Posted Nov 11th 2008 5:59PM by Sarah GilbertSarah Gilbert RSS Feed
Filed under: Earnings Reports, Competitive Strategy, Starbucks (SBUX), McDonald's (MCD)


In industry conferences and festivals of many sorts, there is a saying: "when the economy is down, people buy ___." Fill in the blank depending on your audience; books, liquor, chocolate, coffee. Small, inexpensive pleasures, the idea goes, are a refuge in a depressing time.

While that truth does hold with coffee, it doesn't hold for every retailer. Starbucks Corp. (NASDAQ: SBUX) is one of the victims of the opposing "not so much" theory. That is, yes we need our pleasures, but we're not going to pay that much for them. Yesterday Starbucks announced its rather terrible fiscal fourth quarter 2008 profit, for the period ending September 30, 2008; a penny a share after charges, 11 cents a share excluding charges; a depressing 10 cents lower than the year-earlier quarter.

McDonald's (NYSE: MCD) and Dunkin' Donuts, on the other hand, are smugly celebrating their success with "premium" coffee at a low price (well, lower than Starbucks, the price benchmark in today's economy); at the same time wondering if their low prices are too low. McDonald's is considering upping the price of some dollar menu items to $1.19; the company has high hopes for its own premium coffee offerings, including espresso bars and blended coffee drinks, although analysts wonder if the company's customers even like coffee.

Well, whatever McDonald's is doing, it seems to be working. Same-store sales are up at a much greater percentage for the fast food giant than for Starbucks. The company's stock seems to have avoided Starbucks' low, low, lows -- McDonald's is quite near its all-time high, and is up 116.5% (to $56.29 at today's market close) over the past five years. Compare with Starbucks, whose return-on-investment chart is filled with red for every period of time from one day to five years.

Will Starbucks suffer forever?
Industry analysts don't seem to think so; Harry Balzer offers this rather quiet optimism: people are still buying coffee drinks rather than brewing at home, though "everything with a premium price is going to be under pressure for a while."

The question for Starbucks: how long is "a while"? And will the end of that "while" show a renewed interest in the minorly expensive pleasures of Starbucks, or the return to coffee brewed at home and enjoyed, with a newspaper, at the kitchen table? I believe that, no matter what happens in the economy, consumers will continue to look for places to meet for good caffeine and good conversation. I believe that big changes need to occur in the company's basic business model (for instance, stop relying on a raft of expensive-to-market and focus-destroying merchandise lines), but many of the changes I'd make are already underway.
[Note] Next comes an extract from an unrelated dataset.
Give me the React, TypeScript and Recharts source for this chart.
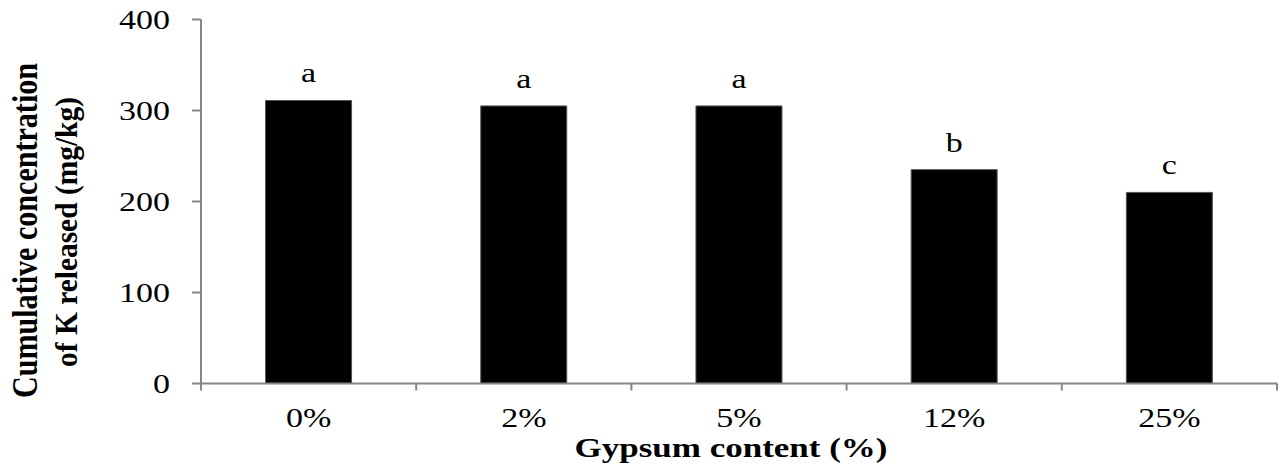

I think the current price is a reasonable one and accurately reflects the company's growth potential in a climate of economic uncertainty.

No matter what the legend, I believe that Americans are hooked on caffeine and the low-investment community found at Starbucks and other like-minded coffeeshops. Huge revenue growth may not be in the cards for 2009, but long-term mindshare growth probably is.